I’ve now gone on dates with 10 different women in the past 3 months. In doing so, I’ve learned a lot and have been able to narrow my focus going forward.
- My age range is roughly 35-61 years old. I haven’t found much in common with anyone under 35 and I have yet to see a woman over 61 who I found attractive.
- No little kids (and definitely no new kids of my own). I’ve wavered on this a bit because my candidate pool is so small. But I have no interest in raising children again.
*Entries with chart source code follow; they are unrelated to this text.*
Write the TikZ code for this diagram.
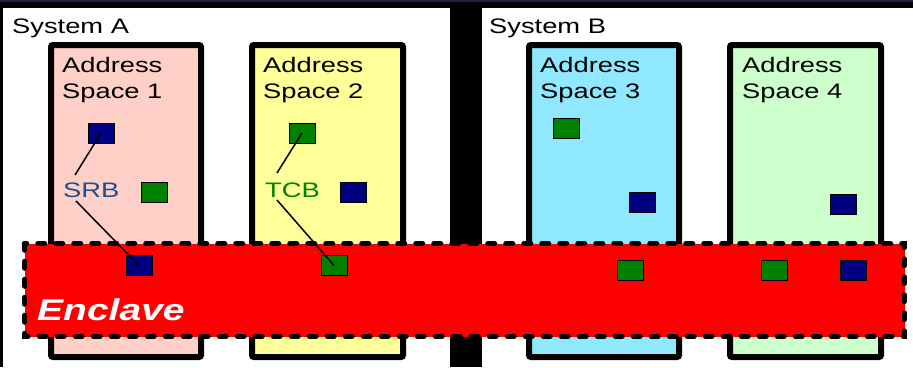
\documentclass[tikz,border=0pt]{standalone}
\usepackage{fontspec}
\newfontfamily\widefont{Liberation Sans}[FakeStretch=1.3]
\definecolor{topnavy}{HTML}{1C2540}
\definecolor{aspink}{HTML}{FFD0C8}
\definecolor{asyellow}{HTML}{FFFF99}
\definecolor{asblue}{HTML}{90E8FF}
\definecolor{asgreen}{HTML}{CCFFCC}
\definecolor{blkblue}{HTML}{000080}
\definecolor{blkgreen}{HTML}{008000}
\definecolor{srbblue}{HTML}{1F4E8C}

\begin{document}
\begin{tikzpicture}[x=1pt,y=-1pt,
  space/.style={draw=black,line width=6pt,rounded corners=2pt},
  blockbox/.style={draw=black,line width=0.8pt,minimum width=26pt,minimum height=20pt,inner sep=0pt},
  srbblock/.style={blockbox,fill=blkblue},
  tcbblock/.style={blockbox,fill=blkgreen},
  lbl/.style={font=\widefont\fontsize{21}{26}\selectfont,inner sep=0pt,anchor=north west,align=left}]
  \useasboundingbox (0,0) rectangle (913,367);
  \fill[black] (0,0) rectangle (913,367);
  \fill[topnavy] (0,0) rectangle (913,2);
  \fill[white] (3,8) rectangle (450,367);
  \fill[white] (482,8) rectangle (913,367);

  \node[lbl] (sysa) at (12,18.5) {System A};
  \node[lbl] (sysb) at (489,18.5) {System B};

  \draw[space,fill=aspink]   (51,45) rectangle (201,357);
  \draw[space,fill=asyellow] (252,45) rectangle (403,357);
  \draw[space,fill=asblue]   (529,45) rectangle (679,357);
  \draw[space,fill=asgreen]  (730,45) rectangle (881,357);

  \node[lbl] (as1) at (62,57.5) {Address\\Space 1};
  \node[lbl] (as2) at (263,57.5) {Address\\Space 2};
  \node[lbl] (as3) at (540,57.5) {Address\\Space 3};
  \node[lbl] (as4) at (742,57.5) {Address\\Space 4};

  \draw[fill=red,line width=5.5pt,dash pattern=on 6.5pt off 11.5pt,line cap=round]
    (24.5,243.5) rectangle (904.5,336.5);

  \node[srbblock] (b1a) at (101,133) {};
  \node[tcbblock] (b1b) at (154.5,192) {};
  \node[srbblock] (b1e) at (139,265.5) {};
  \node[tcbblock] (b2a) at (302,133) {};
  \node[srbblock] (b2b) at (353,192) {};
  \node[tcbblock] (b2e) at (334,265.5) {};
  \node[tcbblock] (b3a) at (566.5,128) {};
  \node[srbblock] (b3b) at (642,202) {};
  \node[tcbblock] (b3e) at (630,270) {};
  \node[srbblock] (b4b) at (843,204) {};
  \node[tcbblock] (b4e) at (774.5,270) {};
  \node[srbblock] (b4f) at (853,270) {};

  \node[lbl,text=srbblue] (srb) at (63,183) {SRB};
  \node[lbl,text=blkgreen] (tcb) at (265,183) {TCB};
  \coordinate (srbtop) at (75,175);
  \coordinate (srbbot) at (76,201);
  \coordinate (tcbtop) at (277,173);
  \coordinate (tcbbot) at (277,200);
  \draw[line width=1.5pt] (b1a.center) -- (srbtop);
  \draw[line width=1.5pt] (srbbot) -- (b1e.center);
  \draw[line width=1.5pt] (b2a.center) -- (tcbtop);
  \draw[line width=1.5pt] (tcbbot) -- (b2e.center);

  \node[lbl,font=\widefont\fontsize{30}{35}\selectfont\bfseries\itshape,text=white] (encl) at (37,298.5) {Enclave};
\end{tikzpicture}
\end{document}
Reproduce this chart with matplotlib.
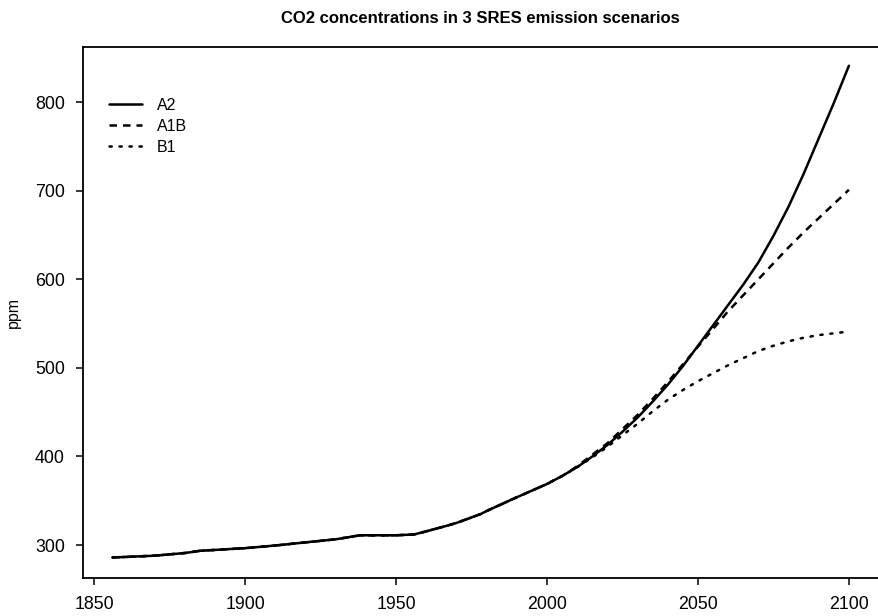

- Live within 10 miles. I had extended this to 40 miles to include nearby cities like Durham, Cary and Chapel Hill. What I found was that I was traveling for hours only to have a mediocre first date. After having one good first date with a woman who lived an hour away, I cancelled our second date because I began imagining what it would be like to have a 2-3 hour round trip commute if she became my steady girlfriend. No thanks – I spent half my life trying to minimize my commute for work. I’m nit adding a grueling commute to my retired life.
- No major mental illness or social disorders. Several of the women I dated had serious mental illness issues around fear, anxiety, depression and attachment. Several others appeared to have problems relating to others in society – they had few friends, were estranged from family, didn’t socialize much and made me seem like an extrovert. Everyone has problems, but I’m not interested in dating women who aren’t dealing with theirs.
- Non smoker. No alcohol or drug addiction.
I’ve got a number of other criteria as well. Things like being kind, having some financial security, intelligence, charm, grace, appearance, warmth, joy and mutual attraction. But these aren’t qualities that can be checked off a list. They have to be observed over time.
Now that I’ve “sampled” dating a number of women, I’ve got a much clearer focus of the type of woman I want to date. It means I’ll be going on fewer first dates. It means, I’ll likely be single for a long time.
And that is fine with me.
I like living alone. I love my life. I’m a successful, content and happy bachelor.
It would be nice to have a steady girlfriend – someone to love, talk to, be committed with and share our lives together.
But I can wait.
And if it never happens, I’m OK with that too. I’d much rather be alone, than be with the wrong woman.